Y he decir que no era para tanto, el alborozo del señor Spoto. Una vez más he sido engañado por el pope de turno, que se llena la boca de clasicismos como un niño gordo con pastelillos de chocolate. Se pongan como se pongan los líderes de opinión, muchas películas de Alfred Hitchcock se han quedado viejas o revenidas. No les niego la pericia, la artesanía, la huella indeleble que en su tiempo dejaron entre los espectadores. No les niego el título honorífico de pioneras en estos enredos de los crímenes escabrosos y los perturbados emocionales. Pero sólo un puñado de ellas permanecen tan frescas como el primer día. La ventana indiscreta, y Vértigo, que no hablan realmente de un crimen, sino de la obsesión eterna de los hombres por las mujeres rubias. Y Psicosis, que posee algo enfermizo y viscoso que trasciende las décadas y las modas. Y Encadenados, en mi corazón, que guarda ese aura de los años 40 con actores de tronío y guiones milimetrados. Lo demás ha sucumbido a los años, a los plagios, a la melancolía de Ozymandias.

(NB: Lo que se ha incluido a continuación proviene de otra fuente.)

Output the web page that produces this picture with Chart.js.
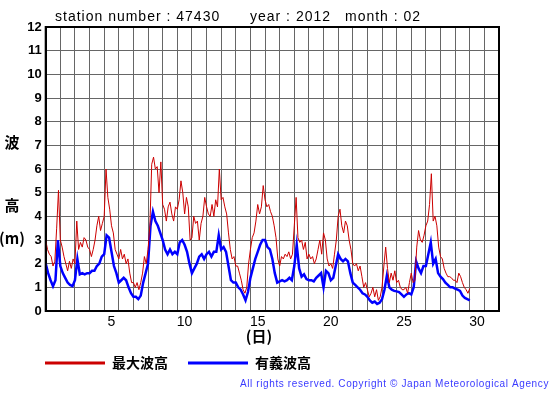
<!DOCTYPE html>
<html>
<head>
<meta charset="utf-8">
<script src="https://cdn.jsdelivr.net/npm/chart.js@4.4.1/dist/chart.umd.min.js"></script>
<style>
  html, body { margin: 0; padding: 0; background: #fff; }
  #waveChart { display: block; }
</style>
</head>
<body>
<canvas id="waveChart" width="555" height="395"></canvas>
<script>
// 波高グラフ 2012年2月 (1日 0時から)
const stationNo = '47430';
const year = '2012';
const month = '02';
const maxStepHours = 3;   // 最大波高は3時間ごと
const sigStepHours = 4;   // 有義波高は4時間ごと
const dayTicks = [5, 10, 15, 20, 25, 30];
const seriesNames = ['最大波高', '有義波高'];

const maxWave = [
  3.0, 2.6, 2.4, 2.3, 1.9, 2.1, 3.5, 5.1,   // 1日
  3.0, 2.7, 2.3, 2.0, 1.7, 2.1, 1.8, 2.2,
  2.0, 3.8, 2.6, 2.9, 2.7, 3.1, 3.0, 2.7,
  2.6, 2.3, 2.6, 3.0, 3.6, 4.0, 3.4, 3.7,
  4.0, 6.0, 4.8, 4.3, 3.6, 3.3, 2.6, 2.4,   // 5日
  2.2, 2.6, 2.2, 2.4, 2.0, 2.2, 1.6, 1.2,
  1.2, 1.0, 1.2, 0.9, 1.2, 1.6, 2.3, 2.0,
  2.6, 3.6, 6.2, 6.5, 6.0, 6.1, 5.0, 6.3,
  4.5, 4.3, 3.8, 4.4, 4.6, 4.1, 3.8, 4.4,
  4.3, 4.7, 5.5, 5.0, 4.1, 4.8, 4.4, 3.0,   // 10日
  3.1, 4.0, 3.7, 3.8, 3.0, 3.7, 4.0, 4.8,
  4.4, 4.1, 4.0, 4.5, 4.0, 4.7, 4.4, 6.0,
  4.7, 4.8, 4.4, 4.1, 3.3, 2.6, 2.2, 2.3,
  1.9, 1.9, 1.6, 1.3, 0.9, 0.75, 1.0, 2.0,
  2.6, 3.1, 3.3, 3.8, 4.5, 4.1, 4.4, 5.3,   // 15日
  4.7, 4.4, 4.5, 4.2, 4.0, 3.6, 3.1, 2.2,
  1.9, 2.3, 2.2, 2.4, 2.3, 2.5, 2.2, 2.4,
  3.6, 4.8, 3.1, 2.9, 3.0, 2.6, 2.9, 2.2,
  2.4, 2.2, 2.3, 2.0, 2.2, 2.6, 3.0, 2.4,
  3.3, 3.0, 2.2, 1.9, 2.0, 1.8, 2.4, 3.0,   // 20日
  4.0, 4.3, 3.6, 3.3, 3.8, 3.6, 3.0, 2.6,
  2.0, 1.9, 2.0, 1.7, 1.9, 1.45, 1.0, 1.2,
  0.9, 0.6, 0.75, 1.0, 0.6, 0.9, 0.45, 0.6,
  1.0, 1.9, 2.7, 1.8, 1.2, 1.6, 1.3, 1.7,
  1.2, 1.3, 1.0, 0.9, 0.9, 1.0, 0.75, 1.2,  // 25日
  1.6, 1.2, 1.3, 2.7, 3.4, 3.0, 2.9, 3.2,
  3.6, 3.8, 4.5, 5.8, 3.8, 4.0, 3.6, 2.7,
  2.3, 2.2, 1.8, 1.6, 1.45, 1.45, 1.4, 1.3,
  1.3, 1.2, 1.6, 1.45, 1.2, 1.0, 0.9, 0.75,
  0.95
];

const sigWave = [
  2.0, 1.6, 1.3, 1.05, 1.3, 3.0,  // 1日
  1.9, 1.6, 1.4, 1.2, 1.1, 1.05,
  1.3, 2.2, 1.55, 1.6, 1.55, 1.6,
  1.6, 1.7, 1.7, 1.9, 2.0, 2.3,
  2.4, 3.2, 3.1, 2.5, 1.9, 1.6,   // 5日
  1.2, 1.3, 1.4, 1.3, 1.0, 0.75,
  0.6, 0.6, 0.5, 0.65, 1.2, 1.6,
  2.0, 3.6, 4.2, 3.8, 3.6, 3.3,
  3.0, 2.6, 2.4, 2.6, 2.4, 2.5,
  2.4, 2.9, 3.0, 2.8, 2.5, 2.0,   // 10日
  1.6, 1.8, 2.0, 2.3, 2.4, 2.2,
  2.4, 2.5, 2.3, 2.5, 2.5, 3.2,
  2.6, 2.7, 2.5, 1.9, 1.3, 1.2,
  1.2, 1.0, 0.9, 0.7, 0.45, 0.8,
  1.4, 1.8, 2.2, 2.5, 2.8, 3.0,   // 15日
  3.0, 2.7, 2.6, 2.2, 1.6, 1.2,
  1.25, 1.3, 1.25, 1.3, 1.4, 1.3,
  1.9, 2.8, 1.8, 1.45, 1.55, 1.35,
  1.3, 1.3, 1.25, 1.4, 1.5, 1.6,
  1.0, 1.7, 1.6, 1.3, 1.4, 1.9,   // 20日
  2.4, 2.2, 2.1, 2.2, 2.1, 1.6,
  1.2, 1.1, 1.0, 0.9, 0.75, 0.7,
  0.6, 0.45, 0.35, 0.4, 0.3, 0.35,
  0.5, 0.9, 1.5, 1.0, 0.9, 0.85,
  0.83, 0.8, 0.7, 0.6, 0.7, 0.75, // 25日
  0.7, 1.0, 2.1, 1.8, 1.6, 1.9,
  1.9, 2.4, 2.9, 2.0, 2.2, 1.6,
  1.45, 1.35, 1.2, 1.1, 1.0, 1.0,
  0.95, 0.9, 0.85, 0.65, 0.55, 0.5,
  0.45
];

// 値を (日数, 波高) の点にする
const toPoints = (arr, stepH) => arr.map((v, i) => ({ x: i * stepH / 24, y: v }));

// タイトルや軸ラベルなど、Chart.jsで描きにくい文字
const extraText = {
  id: 'extraText',
  beforeDraw(chart) {
    const c = chart.ctx;
    c.save();
    c.fillStyle = '#fff';
    c.fillRect(0, 0, chart.width, chart.height);
    c.restore();
  },
  afterDraw(chart) {
    const c = chart.ctx;
    const a = chart.chartArea;
    c.save();
    c.strokeStyle = '#000';
    c.lineWidth = 2;
    c.strokeRect(a.left, a.top, a.right - a.left, a.bottom - a.top);

    c.fillStyle = '#000';
    c.textBaseline = 'middle';
    c.textAlign = 'left';
    c.font = '14px "Liberation Sans"';
    c.letterSpacing = '1px';
    c.fillText('station number : ' + stationNo, 55, 17);
    c.fillText('year : ' + year, 250, 17);
    c.fillText('month : ' + month, 345, 17);

    c.letterSpacing = '0px';
    c.textAlign = 'center';
    c.font = 'bold 15px "Noto Sans CJK JP"';
    c.fillText('波', 12, 142);
    c.fillText('高', 12, 205);
    c.fillText('(m)', 12, 238);
    c.fillText('(日)', 259, 336);

    // 著作権表示: 幅に合わせて字間を広げる
    const copy = 'All rights reserved. Copyright \u00a9 Japan Meteorological Agency';
    c.font = '10px "Liberation Sans"';
    c.textAlign = 'left';
    const w = c.measureText(copy).width;
    c.letterSpacing = ((309 - w) / copy.length) + 'px';
    c.fillStyle = '#3a3aff';
    c.fillText(copy, 240, 384);
    c.restore();
  }
};

const ctx = document.getElementById('waveChart').getContext('2d');
const waveChart = new Chart(ctx, {
  type: 'line',
  data: {
    datasets: [
      {
        label: seriesNames[0],
        data: toPoints(maxWave, maxStepHours),
        borderColor: '#cc0000',
        backgroundColor: '#cc0000',
        borderWidth: 1,
        pointRadius: 0,
        tension: 0
      },
      {
        label: seriesNames[1],
        data: toPoints(sigWave, sigStepHours),
        borderColor: '#0000ff',
        backgroundColor: '#0000ff',
        borderWidth: 2.5,
        pointRadius: 0,
        tension: 0
      }
    ]
  },
  options: {
    responsive: false,
    animation: false,
    layout: { padding: { top: 27, left: 25, right: 56, bottom: 15 } },
    scales: {
      x: {
        type: 'linear',
        min: 0,
        max: 31,
        afterFit: s => { s.height = 25; },
        grid: { color: '#666', lineWidth: 1, drawTicks: false },
        border: { color: '#000', width: 2 },
        ticks: {
          stepSize: 1,
          autoSkip: false,
          maxRotation: 0,
          padding: 3,
          labelOffset: 7.31,
          color: '#000',
          font: { family: 'Liberation Sans', size: 14 },
          callback: v => dayTicks.includes(v + 1) ? String(v + 1) : ''
        }
      },
      y: {
        min: 0,
        max: 12,
        afterFit: s => { s.width = 20.7; },
        grid: { color: '#666', lineWidth: 1, drawTicks: false },
        border: { color: '#000', width: 2 },
        ticks: {
          stepSize: 1,
          padding: 4,
          color: '#000',
          font: { family: 'Liberation Sans', size: 13, weight: 'bold' }
        }
      }
    },
    plugins: {
      legend: {
        position: 'bottom',
        align: 'start',
        labels: {
          boxWidth: 60,
          boxHeight: 3,
          padding: 20,
          color: '#000',
          font: { family: 'Noto Sans CJK JP', size: 14, weight: 'bold' },
          generateLabels: chart =>
            Chart.defaults.plugins.legend.labels.generateLabels(chart)
              .map(l => ({ ...l, lineWidth: 0, fillStyle: l.strokeStyle }))
        }
      },
      tooltip: { enabled: false }
    }
  },
  plugins: [extraText]
});
</script>
</body>
</html>
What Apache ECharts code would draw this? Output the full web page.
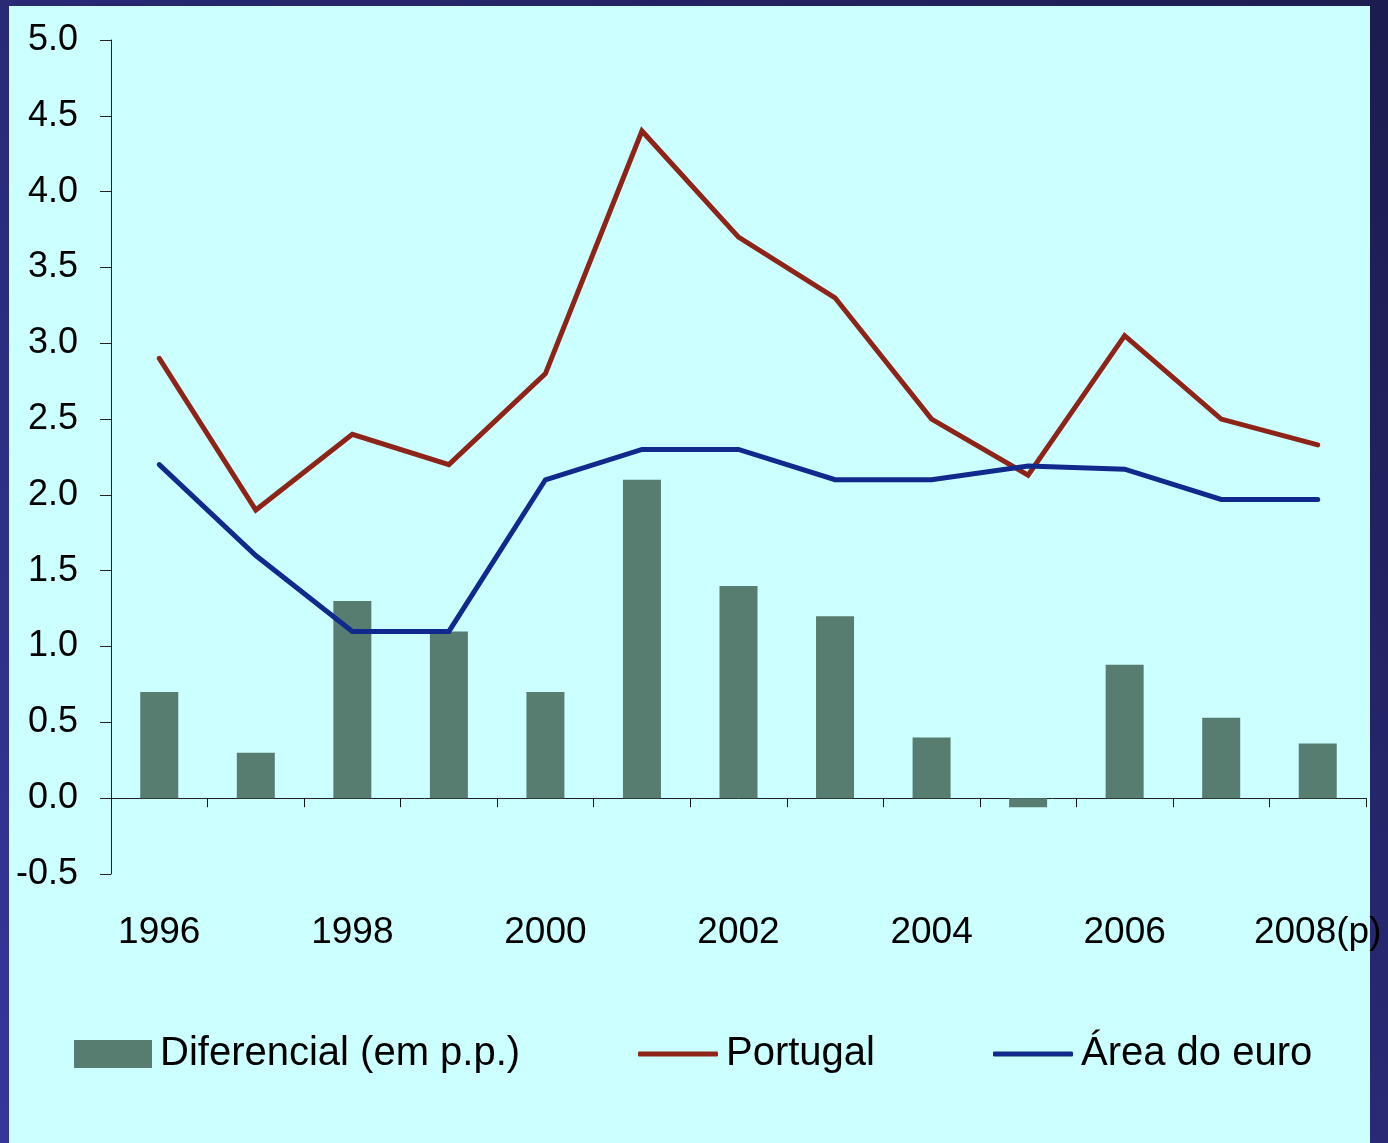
<!DOCTYPE html>
<html>
<head>
<meta charset="utf-8">
<script src="https://cdn.jsdelivr.net/npm/echarts@6/dist/echarts.min.js"></script>
<style>
  html, body { margin: 0; padding: 0; }
  body {
    width: 1388px; height: 1143px; overflow: hidden; position: relative;
    background: linear-gradient(to top right, #36369a, #1c1c50);
  }
  #panel {
    position: absolute; left: 9px; top: 6px; width: 1361px; height: 1137px;
    background: #CCFFFF;
  }
  #chart {
    position: absolute; left: 0; top: 0; width: 1388px; height: 1143px;
  }
</style>
</head>
<body>
<div id="panel"></div>
<div id="chart"></div>
<script>
// Inflation, Portugal vs euro area (%), and the differential in percentage points
const years = ['1996', '1997', '1998', '1999', '2000', '2001', '2002', '2003', '2004', '2005', '2006', '2007', '2008(p)'];
const portugal = [2.9, 1.9, 2.4, 2.2, 2.8, 4.4, 3.7, 3.3, 2.5, 2.13, 3.05, 2.5, 2.33];
const euroArea = [2.2, 1.6, 1.1, 1.1, 2.1, 2.3, 2.3, 2.1, 2.1, 2.19, 2.17, 1.97, 1.97];
const differential = [0.7, 0.3, 1.3, 1.1, 0.7, 2.1, 1.4, 1.2, 0.4, -0.06, 0.88, 0.53, 0.36];

const seriesNames = ['Diferencial (em p.p.)', 'Portugal', 'Área do euro'];
const yTicks = { min: -0.5, max: 5, step: 0.5 };

const FONT = 'Liberation Sans, Arial, sans-serif';
const BAR_COLOR = '#567D70';
const PT_COLOR = '#8E2418';
const EA_COLOR = '#0F2A8C';

const chart = echarts.init(document.getElementById('chart'), null, { renderer: 'canvas' });

const legendText = { fontFamily: FONT, fontSize: 40, color: '#000', padding: [0, 0, 0, 3] };

chart.setOption({
  backgroundColor: 'transparent',
  animation: false,
  grid: { left: 111, right: 22, top: 40, bottom: 269, containLabel: false, outerBoundsMode: 'none' },
  legend: [
    { data: [seriesNames[0]], left: 69, top: 1029, icon: 'rect', itemWidth: 78, itemHeight: 28,
      textStyle: legendText, selectedMode: false },
    { data: [seriesNames[1]], left: 633, top: 1029, icon: 'roundRect', itemWidth: 80, itemHeight: 5,
      textStyle: legendText, selectedMode: false },
    { data: [seriesNames[2]], left: 988, top: 1029, icon: 'roundRect', itemWidth: 80, itemHeight: 5,
      textStyle: legendText, selectedMode: false }
  ],
  xAxis: {
    type: 'category',
    data: years,
    boundaryGap: true,
    axisLine: { onZero: true, lineStyle: { color: '#222', width: 1 } },
    axisTick: { show: true, interval: 0, length: 9, inside: false, lineStyle: { color: '#111', width: 1 } },
    axisLabel: { interval: 1, margin: 40, fontFamily: FONT, fontSize: 37, color: '#000' },
    splitLine: { show: false }
  },
  yAxis: {
    type: 'value',
    min: yTicks.min,
    max: yTicks.max,
    interval: yTicks.step,
    axisLine: { show: true, lineStyle: { color: '#222', width: 1 } },
    axisTick: { show: true, length: 11, lineStyle: { color: '#222', width: 1 } },
    axisLabel: { margin: 33, fontFamily: FONT, fontSize: 36, color: '#000',
      formatter: v => v.toFixed(1) },
    splitLine: { show: false }
  },
  series: [
    {
      name: seriesNames[0], type: 'bar', data: differential, barWidth: 38,
      itemStyle: { color: BAR_COLOR }, z: 1
    },
    {
      name: seriesNames[1], type: 'line', data: portugal, symbol: 'none',
      lineStyle: { color: PT_COLOR, width: 5, cap: 'round', join: 'miter' },
      itemStyle: { color: PT_COLOR }, z: 3
    },
    {
      name: seriesNames[2], type: 'line', data: euroArea, symbol: 'none',
      lineStyle: { color: EA_COLOR, width: 5, cap: 'round', join: 'miter' },
      itemStyle: { color: EA_COLOR }, z: 4
    }
  ]
});
</script>
</body>
</html>
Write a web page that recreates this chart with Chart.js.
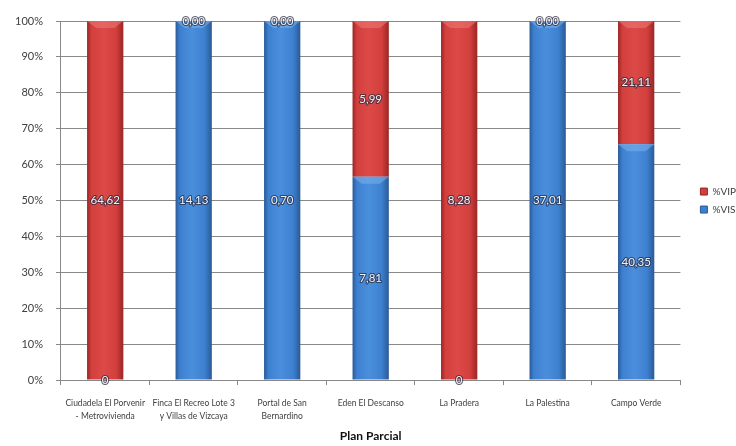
<!DOCTYPE html>
<html><head><meta charset="utf-8">
<script src="https://cdn.jsdelivr.net/npm/chart.js@4"></script>
<style>html,body{margin:0;padding:0;background:#fff}#wrap{width:736px;height:446px;position:relative}</style>
</head><body><div id="wrap"><canvas id="c"></canvas></div>
<script>
const categories = [["Ciudadela El Porvenir","- Metrovivienda"],["Finca El Recreo Lote 3","y Villas de Vizcaya"],["Portal de San","Bernardino"],"Eden El Descanso","La Pradera","La Palestina","Campo Verde"];
const visValues = [0, 14.13, 0.70, 7.81, 0, 37.01, 40.35];
const vipValues = [64.62, 0, 0, 5.99, 8.28, 0, 21.11];
const visText = ["0","14,13","0,70","7,81","0","37,01","40,35"];
const vipText = ["64,62","0,00","0,00","5,99","8,28","0,00","21,11"];
const seriesNames = ["%VIS","%VIP"];
const axisTitle = "Plan Parcial";

const visPct = visValues.map((v,i)=> v/(v+vipValues[i])*100);
const vipPct = vipValues.map((v,i)=> v/(visValues[i]+v)*100);

const FONT = "Lato, 'Open Sans', sans-serif";
const BAR_PCT = 0.41;
const palette = {
  "%VIS": {edge:"#2a5a96", mid:"#3d80d0", hi:"#4a8fdc", light:"#7ab3ee"},
  "%VIP": {edge:"#9a2624", mid:"#d23f3d", hi:"#dc4a47", light:"#ee7a76"}
};

function barFill(ctx){
  const chart = ctx.chart;
  const p = palette[ctx.dataset.label];
  const xs = chart.scales.x;
  if (!chart.chartArea || !xs || ctx.dataIndex === undefined) return p.mid;
  const cx = xs.getPixelForValue(ctx.dataIndex);
  const w = chart.chartArea.width / categories.length * BAR_PCT;
  if (!isFinite(cx) || !isFinite(w)) return p.mid;
  const l = cx - w/2;
  const g = chart.ctx.createLinearGradient(l,0,l+w,0);
  g.addColorStop(0,p.edge); g.addColorStop(0.12,p.mid); g.addColorStop(0.45,p.hi); g.addColorStop(0.8,p.mid); g.addColorStop(1,p.edge);
  return g;
}

const bevelPlugin = {
  id:"bevel",
  afterDatasetsDraw(chart){
    const ctx = chart.ctx;
    chart.data.datasets.forEach((ds,di)=>{
      const meta = chart.getDatasetMeta(di);
      const p = palette[ds.label];
      meta.data.forEach(el=>{
        const h = Math.abs(el.base - el.y);
        if (h < 10) return;
        const w = el.width, l = el.x - w/2, t = Math.min(el.y, el.base);
        ctx.save();
        ctx.fillStyle = p.light; ctx.globalAlpha = 0.55;
        ctx.beginPath();
        ctx.moveTo(l,t); ctx.lineTo(l+w,t); ctx.lineTo(l+w-9,t+7); ctx.lineTo(l+9,t+7); ctx.closePath();
        ctx.fill();
        ctx.restore();
      });
    });
  }
};

const labelPlugin = {
  id:"vals",
  afterDatasetsDraw(chart){
    const ctx = chart.ctx;
    const texts = [visText, vipText];
    chart.data.datasets.forEach((ds,di)=>{
      const meta = chart.getDatasetMeta(di);
      meta.data.forEach((el,i)=>{
        const cy = (el.y + el.base)/2;
        ctx.save();
        ctx.font = "11.5px " + FONT;
        ctx.textAlign = "center"; ctx.textBaseline = "middle";
        ctx.lineWidth = 2.2; ctx.strokeStyle = "rgba(40,40,60,0.7)";
        ctx.lineJoin = "round";
        ctx.strokeText(texts[di][i], el.x, cy);
        ctx.fillStyle = "#eef2f8";
        ctx.fillText(texts[di][i], el.x, cy);
        ctx.restore();
      });
    });
  }
};

const legendShift = {
  id:"legendShift",
  afterLayout(chart){
    const lg = chart.legend, ca = chart.chartArea;
    if (!lg || !ca) return;
    const dy = (ca.top + ca.bottom)/2 - (lg.top + lg.bottom)/2;
    lg.top += dy; lg.bottom += dy;
    lg.left += 12; lg.right += 12;
  }
};

new Chart(document.getElementById("c"), {
  type:"bar",
  data:{
    labels: categories,
    datasets:[
      {label: seriesNames[0], data: visPct, backgroundColor: barFill, borderWidth:0},
      {label: seriesNames[1], data: vipPct, backgroundColor: barFill, borderWidth:0}
    ]
  },
  options:{
    responsive:true, maintainAspectRatio:false, animation:false,
    layout:{padding:{top:21,left:2,right:2,bottom:1}},
    datasets:{bar:{categoryPercentage:1, barPercentage:BAR_PCT}},
    plugins:{
      legend:{position:"right", reverse:true,
        labels:{boxWidth:7, boxHeight:7, padding:8, color:"#404040", font:{size:10, family:FONT},
          generateLabels(chart){
            return chart.data.datasets.map((ds,i)=>({text:ds.label, fillStyle:palette[ds.label].mid, strokeStyle:palette[ds.label].edge, lineWidth:1, datasetIndex:i, fontColor:"#404040"}));
          }}},
      tooltip:{enabled:false}
    },
    scales:{
      x:{stacked:true,
        grid:{drawOnChartArea:false, drawTicks:true, tickLength:5, color:"#888", offset:true},
        border:{color:"#888"},
        ticks:{color:"#404040", font:{size:8.5, family:FONT, lineHeight:1.5}, maxRotation:0, autoSkip:false, padding:12},
        title:{display:true, text:axisTitle, color:"#111", font:{size:12, weight:"bold", family:FONT}, padding:{top:-6,bottom:2}}
      },
      y:{stacked:true, min:0, max:100,
        grid:{color:"#888", tickLength:5},
        border:{color:"#888"},
        ticks:{stepSize:10, color:"#404040", font:{size:11, family:FONT}, padding:13, callback:v=>v+"%"}
      }
    }
  },
  plugins:[bevelPlugin, labelPlugin, legendShift]
});
</script></body></html>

Los trucos narrativos de Frenesí ya no sorprenden a nadie. Cualquier espectador del siglo XXI está capacitado para adivinar la resolución de todas sus escenas. Sin emoción ni sorpresa, uno persevera en la película por el valor histórico, por el respeto debido, por la inercia cinéfaga de estas noches laborales y bostezantes. Ni siquiera las tetas y los culos -que en Frenesí asoman de vez en cuando, y que en 1972 debieron suponer un escándalo mayúsculo- le sacan a uno de su actitud interesada pero distante. Estas carnes no eran estrictamente necesarias para el desarrollo de la historia, pero se ve que el viejo Hitch ya tenía ganas de desnudar a un par de rubias en la pantalla. Quizá por eso se vino a Inglaterra a rodar Frenesí, aprovechando que sus compatriotas son más tolerantes que  los yanquis, y que el Támesis, como el Pisuerga, ya no pasaba por Nueva York.